Factors That Promote Strategy Change in Social Foraging Situations
|LAURENT AVILA (University of Guadalajara), Óscar García-Leal (University of Guadalajara), Alejandro Segura (University of Guadalajara)|
In social foraging situations the members of a group have to choose between searching their own food sources (Produce) or joining a previously discovered food source (Scrounge). We evaluated the strategy changes (Produce/Scrounge) using an online game that simulates an animal social foraging situation. We expose eighty undergraduate students to different conditions manipulating group size and number of preys in the patch zones. The results regarding the proportion of producer tactics are qualitatively similar to those reported in animals: as the size of the group increases the proportion of producers within the group tend to decrease.

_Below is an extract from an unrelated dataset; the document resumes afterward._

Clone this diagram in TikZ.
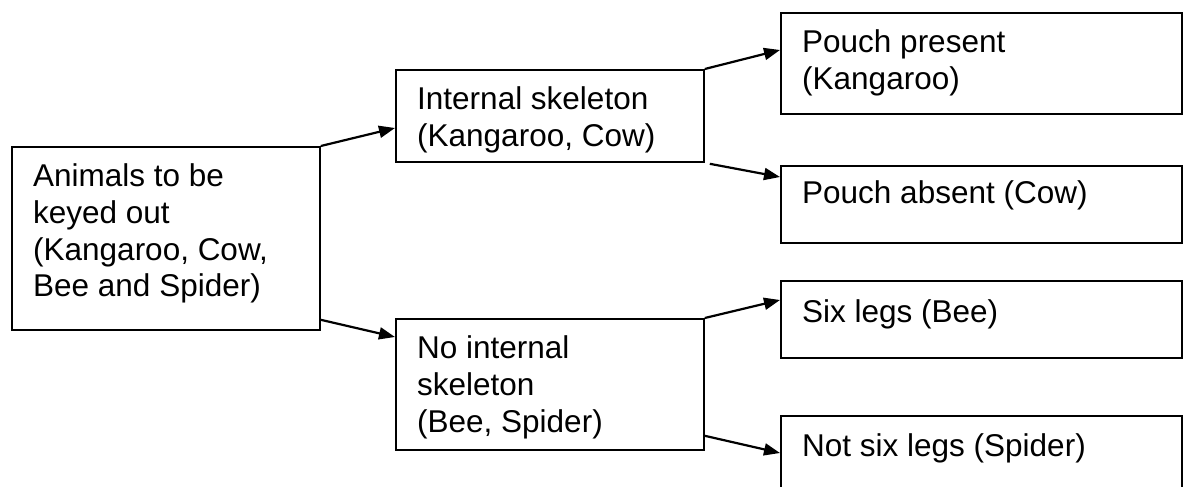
\documentclass[tikz,border=0pt]{standalone}
\usepackage{fontspec}
\setmainfont{Liberation Sans}
\usetikzlibrary{arrows.meta,calc}
\tikzset{
  box/.style={draw=black, line width=1.8pt, rectangle, inner sep=0pt, anchor=north west},
  txt/.style={anchor=north west, inner sep=0pt, align=left, font=\fontsize{31.5}{36.8}\selectfont},
  conn/.style={line width=2.2pt, -{Triangle[length=16pt,width=12pt]}}
}
\begin{document}
\begin{tikzpicture}[x=1pt,y=-1pt]
\clip (0,0) rectangle (1183,487);
\fill[white] (0,0) rectangle (1183,487);
% boxes
\node[box, minimum width=308pt, minimum height=183pt] (A) at (11,146) {};
\node[box, minimum width=308pt, minimum height=92pt] (B) at (395,69) {};
\node[box, minimum width=401pt, minimum height=101pt] (C) at (780,12) {};
\node[box, minimum width=401pt, minimum height=77pt] (D) at (780,165) {};
\node[box, minimum width=308pt, minimum height=131pt] (E) at (395,318) {};
\node[box, minimum width=401pt, minimum height=77pt] (F) at (780,280) {};
\node[box, minimum width=401pt, minimum height=90pt] (G) at (780,415) {};
% texts
\node[txt] (At) at ($(A.north west)+(22,17.5)$) {Animals to be\\keyed out\\(Kangaroo, Cow,\\Bee and Spider)};
\node[txt] (Bt) at ($(B.north west)+(22,17.5)$) {Internal skeleton\\(Kangaroo, Cow)};
\node[txt] (Ct) at ($(C.north west)+(22,17.5)$) {Pouch present\\(Kangaroo)};
\node[txt] (Dt) at ($(D.north west)+(22,15.5)$) {Pouch absent (Cow)};
\node[txt] (Et) at ($(E.north west)+(22,17.5)$) {No internal\\skeleton\\(Bee, Spider)};
\node[txt] (Ft) at ($(F.north west)+(22,19.5)$) {Six legs (Bee)};
\node[txt] (Gt) at ($(G.north west)+(22,18.5)$) {Not six legs (Spider)};
% connectors
\draw[conn] (A.north east) -- ($(B.north west)+(0,59)$);
\draw[conn] ($(A.south east)+(0,-11)$) -- ($(E.north west)+(0,19)$);
\draw[conn] (B.north east) -- ($(C.north west)+(0,38)$);
\draw[conn] ($(B.south east)+(5,1)$) -- ($(D.north west)+(0,12)$);
\draw[conn] (E.north east) -- ($(F.north west)+(0,20)$);
\draw[conn] ($(E.south east)+(0,-15)$) -- ($(G.north west)+(0,38)$);
\end{tikzpicture}
\end{document}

On other hand, two of the factors that promote strategy change are the distance between agents and the effectiveness of others. It is discussed that animals and humans share similar mechanisms in choice strategy in social foraging settings
Aversive Control of Impulsive Behavior: Effects of Noncontingent Aversive Visual Stimulation
|CAMILO HURTADO PARRADO (Troy University & Konrad Lorenz Fundación Universitaria), Karen Henao (Fundación Universitaria Konrad Lorenz), María Carolina Bohórquez (Konrad Lorenz Fundación Universitaria), Christian Sanchez (Fundación Universitaria Konrad Lorenz), Julian Cifuentes (Fundación Universitaria Konrad Lorenz), Juan Forigua (Fundación Universitaria Konrad Lorenz), Mónica Arias-Higuera (Universidad Nacional de Colombia)|
Flora and Schieferecke (1992) demonstrated that non-contingent aversive noise increased impulsive responses during a choice task. Participants pressed buttons for money-exchangeable points. Impulsive choice produced 2 points over a 4-s delay. Self-controlled choice produced 10 points after a 16-s delay. Flora et al. (2003) replicated this effect when, concurrently to the choice task, participants earned extra points by immersing a hand in cold water. We (a) tested the generality of the impulsivity effect with non-painful stimulation – aversive images from the International Affective Picture System – IAPS (Bradley & Lang, 2007); and (b) assessed if emotional arousal, whether positive or negative, was responsible for the impulsivity effect. During interspersed trials added to Flora et al.’s task, participants (88 Male; 115 Female college students) searched for a stimulus hidden in aversive, appetitive, or neutral images, and earned 5 points for each correct match. Clear preference for the self-controlled option was observed in the control condition (no images), same as Flora et al. reported. Images, irrespective of their emotional valence, significantly increased impulsive responses. Men were more impulsive than women when exposed to aversive images. Aversive state produced by impossibility to find the hidden stimulus could explain the observed effects.